▶ **YOUR TASK**:
The complete listing should be restated exactly.

......

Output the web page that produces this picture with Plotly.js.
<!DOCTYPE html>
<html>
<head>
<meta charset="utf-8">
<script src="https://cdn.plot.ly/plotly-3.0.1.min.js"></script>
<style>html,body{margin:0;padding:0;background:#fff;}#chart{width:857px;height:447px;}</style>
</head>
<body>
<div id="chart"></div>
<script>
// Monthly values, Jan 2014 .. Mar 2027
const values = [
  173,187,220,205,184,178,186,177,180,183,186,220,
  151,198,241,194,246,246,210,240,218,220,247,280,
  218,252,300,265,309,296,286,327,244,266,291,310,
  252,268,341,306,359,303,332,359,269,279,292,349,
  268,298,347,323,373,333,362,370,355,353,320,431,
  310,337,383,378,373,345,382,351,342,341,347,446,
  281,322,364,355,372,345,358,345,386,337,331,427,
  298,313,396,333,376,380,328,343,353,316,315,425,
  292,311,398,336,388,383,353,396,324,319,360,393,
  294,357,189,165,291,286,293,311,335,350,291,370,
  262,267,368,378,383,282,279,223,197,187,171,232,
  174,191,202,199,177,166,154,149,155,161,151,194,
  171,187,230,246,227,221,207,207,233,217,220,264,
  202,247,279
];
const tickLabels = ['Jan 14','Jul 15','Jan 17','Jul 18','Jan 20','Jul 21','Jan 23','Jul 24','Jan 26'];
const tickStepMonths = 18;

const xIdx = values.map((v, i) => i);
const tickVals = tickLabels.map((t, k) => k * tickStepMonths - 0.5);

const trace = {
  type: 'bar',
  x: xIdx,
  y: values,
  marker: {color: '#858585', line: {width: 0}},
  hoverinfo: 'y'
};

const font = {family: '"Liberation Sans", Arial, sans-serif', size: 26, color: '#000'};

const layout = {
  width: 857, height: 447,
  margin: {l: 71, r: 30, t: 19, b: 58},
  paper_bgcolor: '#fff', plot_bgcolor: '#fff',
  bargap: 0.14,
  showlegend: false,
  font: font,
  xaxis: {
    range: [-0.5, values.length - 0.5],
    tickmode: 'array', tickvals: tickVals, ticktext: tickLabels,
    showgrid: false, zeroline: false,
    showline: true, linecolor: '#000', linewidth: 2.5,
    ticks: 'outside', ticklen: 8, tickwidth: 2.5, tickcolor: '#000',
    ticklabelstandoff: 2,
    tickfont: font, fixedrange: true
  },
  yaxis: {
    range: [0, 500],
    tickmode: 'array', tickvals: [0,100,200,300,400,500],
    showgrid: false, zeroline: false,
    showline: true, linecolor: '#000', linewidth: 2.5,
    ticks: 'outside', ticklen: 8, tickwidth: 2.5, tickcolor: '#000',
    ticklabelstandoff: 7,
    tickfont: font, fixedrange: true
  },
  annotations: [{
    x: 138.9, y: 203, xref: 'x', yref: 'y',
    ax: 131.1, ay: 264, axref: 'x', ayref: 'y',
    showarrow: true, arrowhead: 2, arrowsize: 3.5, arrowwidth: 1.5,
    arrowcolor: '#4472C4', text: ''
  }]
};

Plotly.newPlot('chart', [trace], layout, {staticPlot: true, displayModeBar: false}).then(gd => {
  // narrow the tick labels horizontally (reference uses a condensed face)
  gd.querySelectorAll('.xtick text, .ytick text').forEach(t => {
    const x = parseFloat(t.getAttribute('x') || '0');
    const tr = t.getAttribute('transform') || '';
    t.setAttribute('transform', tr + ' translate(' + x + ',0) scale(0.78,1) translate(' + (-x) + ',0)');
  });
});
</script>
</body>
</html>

......

▶ **RESULT OF THE TASK**:
Output the web page that produces this picture with Plotly.js.
<!DOCTYPE html>
<html>
<head>
<meta charset="utf-8">
<script src="https://cdn.plot.ly/plotly-3.0.1.min.js"></script>
<style>html,body{margin:0;padding:0;background:#fff;}#chart{width:857px;height:447px;}</style>
</head>
<body>
<div id="chart"></div>
<script>
// Monthly values, Jan 2014 .. Mar 2027
const values = [
  173,187,220,205,184,178,186,177,180,183,186,220,
  151,198,241,194,246,246,210,240,218,220,247,280,
  218,252,300,265,309,296,286,327,244,266,291,310,
  252,268,341,306,359,303,332,359,269,279,292,349,
  268,298,347,323,373,333,362,370,355,353,320,431,
  310,337,383,378,373,345,382,351,342,341,347,446,
  281,322,364,355,372,345,358,345,386,337,331,427,
  298,313,396,333,376,380,328,343,353,316,315,425,
  292,311,398,336,388,383,353,396,324,319,360,393,
  294,357,189,165,291,286,293,311,335,350,291,370,
  262,267,368,378,383,282,279,223,197,187,171,232,
  174,191,202,199,177,166,154,149,155,161,151,194,
  171,187,230,246,227,221,207,207,233,217,220,264,
  202,247,279
];
const tickLabels = ['Jan 14','Jul 15','Jan 17','Jul 18','Jan 20','Jul 21','Jan 23','Jul 24','Jan 26'];
const tickStepMonths = 18;

const xIdx = values.map((v, i) => i);
const tickVals = tickLabels.map((t, k) => k * tickStepMonths - 0.5);

const trace = {
  type: 'bar',
  x: xIdx,
  y: values,
  marker: {color: '#858585', line: {width: 0}},
  hoverinfo: 'y'
};

const font = {family: '"Liberation Sans", Arial, sans-serif', size: 26, color: '#000'};

const layout = {
  width: 857, height: 447,
  margin: {l: 71, r: 30, t: 19, b: 58},
  paper_bgcolor: '#fff', plot_bgcolor: '#fff',
  bargap: 0.14,
  showlegend: false,
  font: font,
  xaxis: {
    range: [-0.5, values.length - 0.5],
    tickmode: 'array', tickvals: tickVals, ticktext: tickLabels,
    showgrid: false, zeroline: false,
    showline: true, linecolor: '#000', linewidth: 2.5,
    ticks: 'outside', ticklen: 8, tickwidth: 2.5, tickcolor: '#000',
    ticklabelstandoff: 2,
    tickfont: font, fixedrange: true
  },
  yaxis: {
    range: [0, 500],
    tickmode: 'array', tickvals: [0,100,200,300,400,500],
    showgrid: false, zeroline: false,
    showline: true, linecolor: '#000', linewidth: 2.5,
    ticks: 'outside', ticklen: 8, tickwidth: 2.5, tickcolor: '#000',
    ticklabelstandoff: 7,
    tickfont: font, fixedrange: true
  },
  annotations: [{
    x: 138.9, y: 203, xref: 'x', yref: 'y',
    ax: 131.1, ay: 264, axref: 'x', ayref: 'y',
    showarrow: true, arrowhead: 2, arrowsize: 3.5, arrowwidth: 1.5,
    arrowcolor: '#4472C4', text: ''
  }]
};

Plotly.newPlot('chart', [trace], layout, {staticPlot: true, displayModeBar: false}).then(gd => {
  // narrow the tick labels horizontally (reference uses a condensed face)
  gd.querySelectorAll('.xtick text, .ytick text').forEach(t => {
    const x = parseFloat(t.getAttribute('x') || '0');
    const tr = t.getAttribute('transform') || '';
    t.setAttribute('transform', tr + ' translate(' + x + ',0) scale(0.78,1) translate(' + (-x) + ',0)');
  });
});
</script>
</body>
</html>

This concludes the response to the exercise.